### WHAT TO WORK ON
Exclude the pictures and return every line exactly as written.

### RAW DATA
☆ ☆ ☆
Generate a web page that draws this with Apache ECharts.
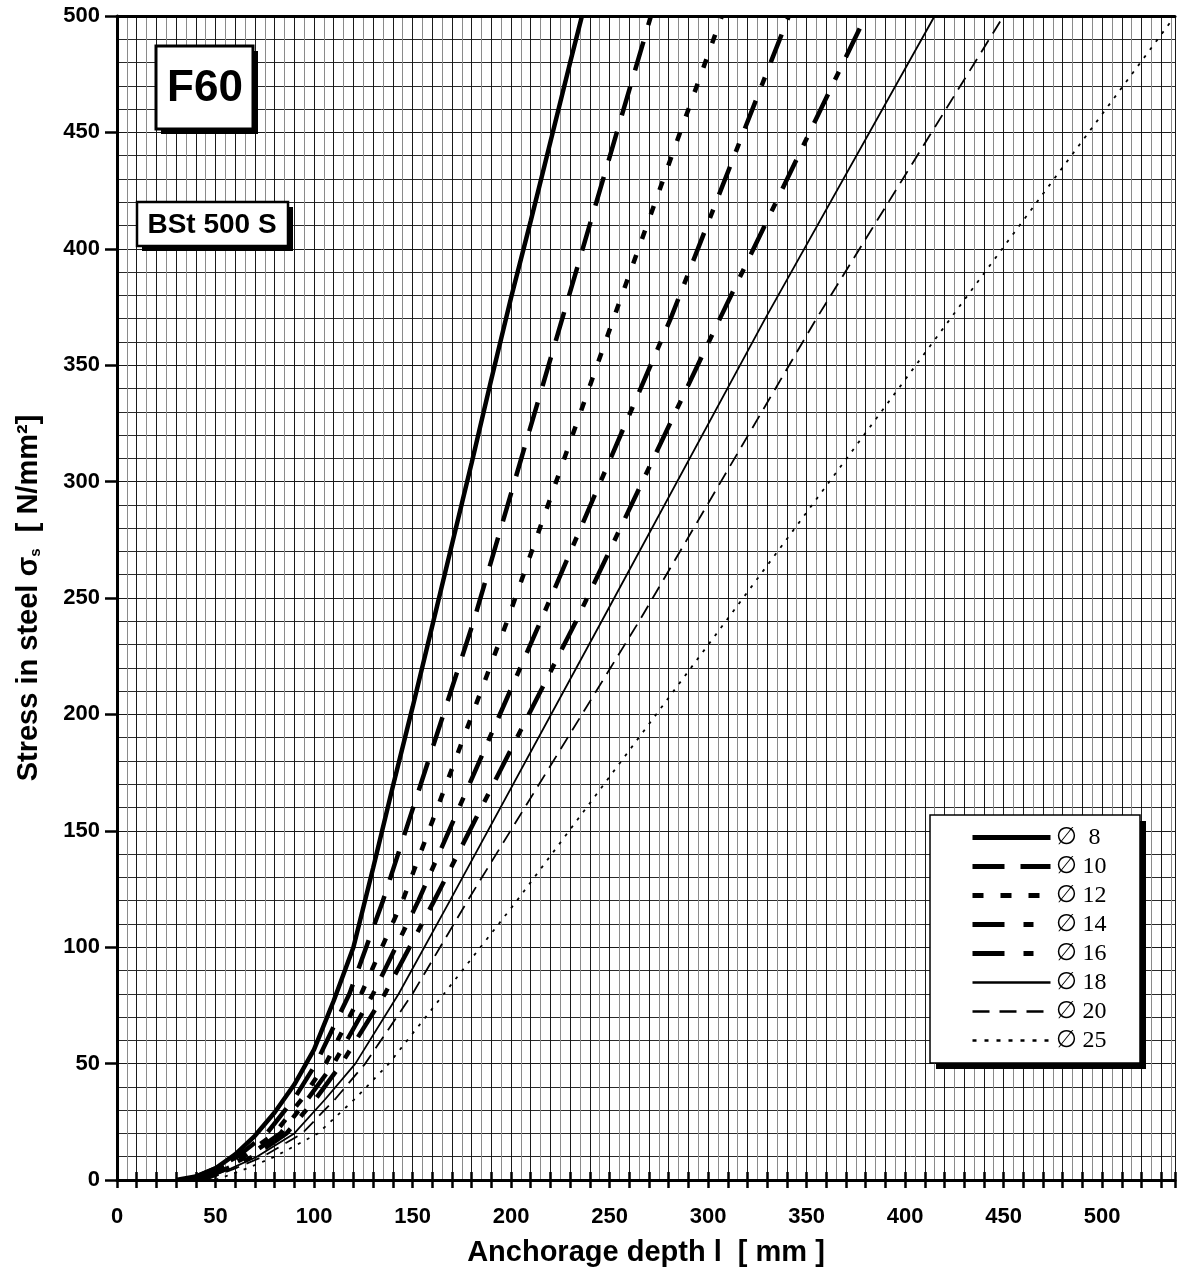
<!DOCTYPE html>
<html>
<head>
<meta charset="utf-8">
<script src="https://cdn.jsdelivr.net/npm/echarts@6/dist/echarts.min.js"></script>
<style>
  html, body { margin: 0; padding: 0; background: #fff; }
  #main { width: 1178px; height: 1281px; }
</style>
</head>
<body>
<div id="main"></div>
<script>
// values: anchorage depth (mm) at a given steel stress (N/mm2)
var seriesNames = ['∅  8', '∅ 10', '∅ 12', '∅ 14', '∅ 16', '∅ 18', '∅ 20', '∅ 25'];

var depth8 = [30, 40, 50, 60, 70, 80, 90, 100, 110, 120, 130, 140, 150, 160, 170, 180, 190, 200, 210, 220, 230, 236];
var stress8 = [0, 1.5, 5, 11, 19, 29, 41, 56, 77, 100, 134, 169, 203, 238, 273, 308, 344, 379, 412, 446, 480, 500];

var stressLevels = [0, 5, 10, 20, 35, 50, 80, 120, 240, 370, 500];
var depth10 = [36, 50, 61, 76, 90, 101, 118, 135, 181, 226, 271];
var depth12 = [38, 52, 64, 80, 94, 106, 124, 145, 198, 252, 307];
var depth14 = [40, 54, 66, 83, 97, 110, 130, 153, 215, 281, 341];
var depth16 = [42, 56, 69, 86, 101, 114, 136, 161, 233, 306, 380];
var depth18 = [43, 58, 71, 90, 106, 121, 143, 169, 246, 329, 415];
var depth20 = [45, 60, 74, 94, 111, 126, 150, 178, 265, 355, 450];
var depth25 = [50, 66, 80, 102, 121, 138, 166, 203, 309, 423, 537];

var xTickLabels = [0, 50, 100, 150, 200, 250, 300, 350, 400, 450, 500];

function pairs(xs, ys) {
  return xs.map(function (x, i) { return [x, ys[i]]; });
}

var curves = [
  pairs(depth8, stress8),
  pairs(depth10, stressLevels),
  pairs(depth12, stressLevels),
  pairs(depth14, stressLevels),
  pairs(depth16, stressLevels),
  pairs(depth18, stressLevels),
  pairs(depth20, stressLevels),
  pairs(depth25, stressLevels)
];

var lineStyles = [
  { width: 4.5, type: 'solid' },
  { width: 4.5, type: [30, 17] },
  { width: 4.5, type: [9, 17] },
  { width: 4.5, type: [30, 16, 9, 16] },
  { width: 4.5, type: [32, 16, 9, 16] },
  { width: 1.8, type: 'solid' },
  { width: 1.8, type: [14, 8] },
  { width: 1.8, type: [3, 7] }
];

// the legend samples are a little different from the plotted dashes
var legendDash = ['solid', [32, 16], [11, 17], [32, 19, 10, 60], [32, 19, 10, 60], 'solid', [17, 10], [4, 8]];

var chart = echarts.init(document.getElementById('main'));

var axisFont = { fontFamily: 'Liberation Sans, Arial, sans-serif', fontWeight: 'bold', color: '#000' };

chart.setOption({
  animation: false,
  backgroundColor: '#fff',
  grid: { left: 117, right: 2, top: 16, bottom: 101 },
  legend: {
    data: seriesNames.map(function (name, i) {
      return { name: name, lineStyle: { width: lineStyles[i].width + 0.5, type: legendDash[i] } };
    }),
    orient: 'vertical',
    left: 930,
    top: 815,
    z: 20,
    itemWidth: 78,
    itemHeight: 14,
    itemGap: 4,
    padding: [10, 33, 9, 40],
    itemStyle: { opacity: 0, color: 'rgba(0,0,0,0)', borderWidth: 0 },
    textStyle: { fontFamily: 'Liberation Serif, Times New Roman, serif', fontSize: 24, lineHeight: 25, color: '#000' }
  },
  xAxis: [
    {
      type: 'value', min: 0, max: 537, interval: 10,
      name: 'Anchorage depth l  [ mm ]',
      nameLocation: 'middle', nameGap: 58,
      nameTextStyle: Object.assign({ fontSize: 29 }, axisFont),
      axisLine: { lineStyle: { color: '#000', width: 3 } },
      axisTick: { show: true, length: 8, lineStyle: { color: '#000', width: 2.5 } },
      axisLabel: Object.assign({
        fontSize: 22, margin: 26,
        formatter: function (v) { return xTickLabels.indexOf(v) >= 0 ? String(v) : ''; }
      }, axisFont),
      splitLine: { show: true, lineStyle: { color: '#1a1a1a', width: 1 } },
      minorTick: { show: false, splitNumber: 2 },
      minorSplitLine: { show: true, lineStyle: { color: '#8a8a8a', width: 1 } }
    },
    {
      type: 'value', min: 0, max: 537, interval: 10, position: 'bottom',
      axisLine: { show: false },
      axisTick: { show: true, inside: true, length: 8, lineStyle: { color: '#000', width: 2.5 } },
      axisLabel: { show: false },
      splitLine: { show: false }
    },
    {
      type: 'value', min: 0, max: 537, position: 'top',
      axisLine: { show: true, lineStyle: { color: '#000', width: 3 } },
      axisTick: { show: false },
      axisLabel: { show: false },
      splitLine: { show: false }
    }
  ],
  yAxis: {
    type: 'value', min: 0, max: 500, interval: 50,
    name: '{a|Stress in steel σ}{b|s}{a|  [ N/mm²]}',
    nameLocation: 'middle', nameGap: 74,
    nameTextStyle: {
      rich: {
        a: Object.assign({ fontSize: 29 }, axisFont),
        b: Object.assign({ fontSize: 15, verticalAlign: 'bottom', padding: [12, 0, 0, 0] }, axisFont)
      }
    },
    axisLine: { show: true, lineStyle: { color: '#000', width: 3 } },
    axisTick: { show: true, length: 12, lineStyle: { color: '#000', width: 2.5 } },
    axisLabel: Object.assign({ fontSize: 22, margin: 17 }, axisFont),
    splitLine: { show: true, lineStyle: { color: '#1a1a1a', width: 1 } },
    minorTick: { show: false, splitNumber: 5 },
    minorSplitLine: { show: true, lineStyle: { color: '#2a2a2a', width: 1 } }
  },
  graphic: [
    { type: 'rect', shape: { x: 161, y: 51, width: 97, height: 83 }, style: { fill: '#000' }, z: 100 },
    { type: 'rect', shape: { x: 156, y: 46, width: 97, height: 83 }, style: { fill: '#fff', stroke: '#000', lineWidth: 3 }, z: 101 },
    { type: 'text', x: 205, y: 89, style: { text: 'F60', fill: '#000', font: 'bold 44px "Liberation Sans", Arial, sans-serif', align: 'center', verticalAlign: 'middle' }, z: 102 },
    { type: 'rect', shape: { x: 142, y: 207, width: 151, height: 44 }, style: { fill: '#000' }, z: 100 },
    { type: 'rect', shape: { x: 137, y: 202, width: 151, height: 44 }, style: { fill: '#fff', stroke: '#000', lineWidth: 2.5 }, z: 101 },
    { type: 'text', x: 212, y: 225, style: { text: 'BSt 500 S', fill: '#000', font: 'bold 28px "Liberation Sans", Arial, sans-serif', align: 'center', verticalAlign: 'middle' }, z: 102 },
    // legend frame with its offset shadow
    { type: 'rect', shape: { x: 936, y: 821, width: 210, height: 248 }, style: { fill: '#000' }, z: 6 },
    { type: 'rect', shape: { x: 930, y: 815, width: 210, height: 248 }, style: { fill: '#fff', stroke: '#000', lineWidth: 1.5 }, z: 7 }
  ],
  series: seriesNames.map(function (name, i) {
    return {
      name: name,
      type: 'line',
      xAxisIndex: 0,
      data: curves[i],
      symbol: 'none',
      smooth: false,
      clip: true,
      lineStyle: Object.assign({ color: '#000' }, lineStyles[i]),
      itemStyle: { color: '#000' },
      z: 5
    };
  })
});
</script>
</body>
</html>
☆ ☆ ☆
### WRITTEN SOLUTION
Generate a web page that draws this with Apache ECharts.
<!DOCTYPE html>
<html>
<head>
<meta charset="utf-8">
<script src="https://cdn.jsdelivr.net/npm/echarts@6/dist/echarts.min.js"></script>
<style>
  html, body { margin: 0; padding: 0; background: #fff; }
  #main { width: 1178px; height: 1281px; }
</style>
</head>
<body>
<div id="main"></div>
<script>
// values: anchorage depth (mm) at a given steel stress (N/mm2)
var seriesNames = ['∅  8', '∅ 10', '∅ 12', '∅ 14', '∅ 16', '∅ 18', '∅ 20', '∅ 25'];

var depth8 = [30, 40, 50, 60, 70, 80, 90, 100, 110, 120, 130, 140, 150, 160, 170, 180, 190, 200, 210, 220, 230, 236];
var stress8 = [0, 1.5, 5, 11, 19, 29, 41, 56, 77, 100, 134, 169, 203, 238, 273, 308, 344, 379, 412, 446, 480, 500];

var stressLevels = [0, 5, 10, 20, 35, 50, 80, 120, 240, 370, 500];
var depth10 = [36, 50, 61, 76, 90, 101, 118, 135, 181, 226, 271];
var depth12 = [38, 52, 64, 80, 94, 106, 124, 145, 198, 252, 307];
var depth14 = [40, 54, 66, 83, 97, 110, 130, 153, 215, 281, 341];
var depth16 = [42, 56, 69, 86, 101, 114, 136, 161, 233, 306, 380];
var depth18 = [43, 58, 71, 90, 106, 121, 143, 169, 246, 329, 415];
var depth20 = [45, 60, 74, 94, 111, 126, 150, 178, 265, 355, 450];
var depth25 = [50, 66, 80, 102, 121, 138, 166, 203, 309, 423, 537];

var xTickLabels = [0, 50, 100, 150, 200, 250, 300, 350, 400, 450, 500];

function pairs(xs, ys) {
  return xs.map(function (x, i) { return [x, ys[i]]; });
}

var curves = [
  pairs(depth8, stress8),
  pairs(depth10, stressLevels),
  pairs(depth12, stressLevels),
  pairs(depth14, stressLevels),
  pairs(depth16, stressLevels),
  pairs(depth18, stressLevels),
  pairs(depth20, stressLevels),
  pairs(depth25, stressLevels)
];

var lineStyles = [
  { width: 4.5, type: 'solid' },
  { width: 4.5, type: [30, 17] },
  { width: 4.5, type: [9, 17] },
  { width: 4.5, type: [30, 16, 9, 16] },
  { width: 4.5, type: [32, 16, 9, 16] },
  { width: 1.8, type: 'solid' },
  { width: 1.8, type: [14, 8] },
  { width: 1.8, type: [3, 7] }
];

// the legend samples are a little different from the plotted dashes
var legendDash = ['solid', [32, 16], [11, 17], [32, 19, 10, 60], [32, 19, 10, 60], 'solid', [17, 10], [4, 8]];

var chart = echarts.init(document.getElementById('main'));

var axisFont = { fontFamily: 'Liberation Sans, Arial, sans-serif', fontWeight: 'bold', color: '#000' };

chart.setOption({
  animation: false,
  backgroundColor: '#fff',
  grid: { left: 117, right: 2, top: 16, bottom: 101 },
  legend: {
    data: seriesNames.map(function (name, i) {
      return { name: name, lineStyle: { width: lineStyles[i].width + 0.5, type: legendDash[i] } };
    }),
    orient: 'vertical',
    left: 930,
    top: 815,
    z: 20,
    itemWidth: 78,
    itemHeight: 14,
    itemGap: 4,
    padding: [10, 33, 9, 40],
    itemStyle: { opacity: 0, color: 'rgba(0,0,0,0)', borderWidth: 0 },
    textStyle: { fontFamily: 'Liberation Serif, Times New Roman, serif', fontSize: 24, lineHeight: 25, color: '#000' }
  },
  xAxis: [
    {
      type: 'value', min: 0, max: 537, interval: 10,
      name: 'Anchorage depth l  [ mm ]',
      nameLocation: 'middle', nameGap: 58,
      nameTextStyle: Object.assign({ fontSize: 29 }, axisFont),
      axisLine: { lineStyle: { color: '#000', width: 3 } },
      axisTick: { show: true, length: 8, lineStyle: { color: '#000', width: 2.5 } },
      axisLabel: Object.assign({
        fontSize: 22, margin: 26,
        formatter: function (v) { return xTickLabels.indexOf(v) >= 0 ? String(v) : ''; }
      }, axisFont),
      splitLine: { show: true, lineStyle: { color: '#1a1a1a', width: 1 } },
      minorTick: { show: false, splitNumber: 2 },
      minorSplitLine: { show: true, lineStyle: { color: '#8a8a8a', width: 1 } }
    },
    {
      type: 'value', min: 0, max: 537, interval: 10, position: 'bottom',
      axisLine: { show: false },
      axisTick: { show: true, inside: true, length: 8, lineStyle: { color: '#000', width: 2.5 } },
      axisLabel: { show: false },
      splitLine: { show: false }
    },
    {
      type: 'value', min: 0, max: 537, position: 'top',
      axisLine: { show: true, lineStyle: { color: '#000', width: 3 } },
      axisTick: { show: false },
      axisLabel: { show: false },
      splitLine: { show: false }
    }
  ],
  yAxis: {
    type: 'value', min: 0, max: 500, interval: 50,
    name: '{a|Stress in steel σ}{b|s}{a|  [ N/mm²]}',
    nameLocation: 'middle', nameGap: 74,
    nameTextStyle: {
      rich: {
        a: Object.assign({ fontSize: 29 }, axisFont),
        b: Object.assign({ fontSize: 15, verticalAlign: 'bottom', padding: [12, 0, 0, 0] }, axisFont)
      }
    },
    axisLine: { show: true, lineStyle: { color: '#000', width: 3 } },
    axisTick: { show: true, length: 12, lineStyle: { color: '#000', width: 2.5 } },
    axisLabel: Object.assign({ fontSize: 22, margin: 17 }, axisFont),
    splitLine: { show: true, lineStyle: { color: '#1a1a1a', width: 1 } },
    minorTick: { show: false, splitNumber: 5 },
    minorSplitLine: { show: true, lineStyle: { color: '#2a2a2a', width: 1 } }
  },
  graphic: [
    { type: 'rect', shape: { x: 161, y: 51, width: 97, height: 83 }, style: { fill: '#000' }, z: 100 },
    { type: 'rect', shape: { x: 156, y: 46, width: 97, height: 83 }, style: { fill: '#fff', stroke: '#000', lineWidth: 3 }, z: 101 },
    { type: 'text', x: 205, y: 89, style: { text: 'F60', fill: '#000', font: 'bold 44px "Liberation Sans", Arial, sans-serif', align: 'center', verticalAlign: 'middle' }, z: 102 },
    { type: 'rect', shape: { x: 142, y: 207, width: 151, height: 44 }, style: { fill: '#000' }, z: 100 },
    { type: 'rect', shape: { x: 137, y: 202, width: 151, height: 44 }, style: { fill: '#fff', stroke: '#000', lineWidth: 2.5 }, z: 101 },
    { type: 'text', x: 212, y: 225, style: { text: 'BSt 500 S', fill: '#000', font: 'bold 28px "Liberation Sans", Arial, sans-serif', align: 'center', verticalAlign: 'middle' }, z: 102 },
    // legend frame with its offset shadow
    { type: 'rect', shape: { x: 936, y: 821, width: 210, height: 248 }, style: { fill: '#000' }, z: 6 },
    { type: 'rect', shape: { x: 930, y: 815, width: 210, height: 248 }, style: { fill: '#fff', stroke: '#000', lineWidth: 1.5 }, z: 7 }
  ],
  series: seriesNames.map(function (name, i) {
    return {
      name: name,
      type: 'line',
      xAxisIndex: 0,
      data: curves[i],
      symbol: 'none',
      smooth: false,
      clip: true,
      lineStyle: Object.assign({ color: '#000' }, lineStyles[i]),
      itemStyle: { color: '#000' },
      z: 5
    };
  })
});
</script>
</body>
</html>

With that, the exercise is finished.